Failing any of (2)–(4) means the backbone is not yet worth shipping — the pretraining objective is correlated with reconstruction but not guaranteed to transfer.

Public API

from openlithohub.models import LayoutMAE

# Pretrained checkpoint download (HuggingFace Hub).
model = LayoutMAE.from_pretrained("openlithohub/layout-mae-vit-s-256")

# Frozen feature extraction.
features = model.encode(mask_tensor)  # (B, N_tokens, embed_dim)

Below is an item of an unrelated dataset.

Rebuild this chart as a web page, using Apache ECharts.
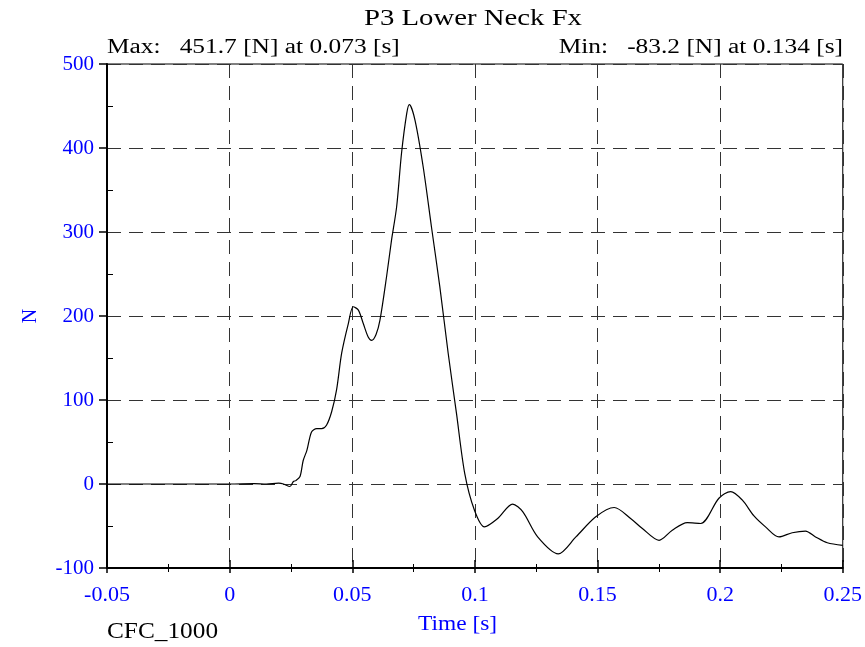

# Fine-tune hook — replace decoder with a task head.
model.set_decoder(my_opc_decoder)
loss = model(mask_tensor, target=corrected_mask)

Open questions

  • Tokenisation vs raster: this RFC commits to rasters. RFC 0002 argues for layout-as-sequence. We expect to ship both — the MAE on rasters, the autoregressive generator on tokens — and use the MAE features as a conditioning signal for the token model, not as a competitor.
  • Per-PDK heads vs PDK-conditioned single model: open. v0.2 ships a single PDK-conditioned model; per-PDK specialisation is a v0.3 question.
  • Licensing: weights to be released under CC-BY-4.0, training code under the repo licence (MIT). The training corpus inherits its source licences and is not redistributed — we ship a recipe, not a tarball.

Rollout

  • v0.2 alpha: pretraining recipe + first checkpoint, no fine-tune examples.
  • v0.2 beta: hotspot-detection linear probe + FreePDK45 OPC fine-tune example.
  • v0.2 GA: HuggingFace Hub release, blog post with reproducibility numbers, downstream benchmark line on the leaderboard.

Alternatives considered

  • DINO / self-distillation — more expensive to train, no clear advantage on binary rasters where the masked-reconstruction signal is unambiguous.
  • Pure supervised pretraining on hotspot labels — labels are too small in volume and the transfer to OPC/ILT is weaker than the unsupervised route.
  • Frozen ImageNet ViT — domain gap is large enough that we expect worse transfer than even a tiny in-domain MAE; still, we will report it as a baseline.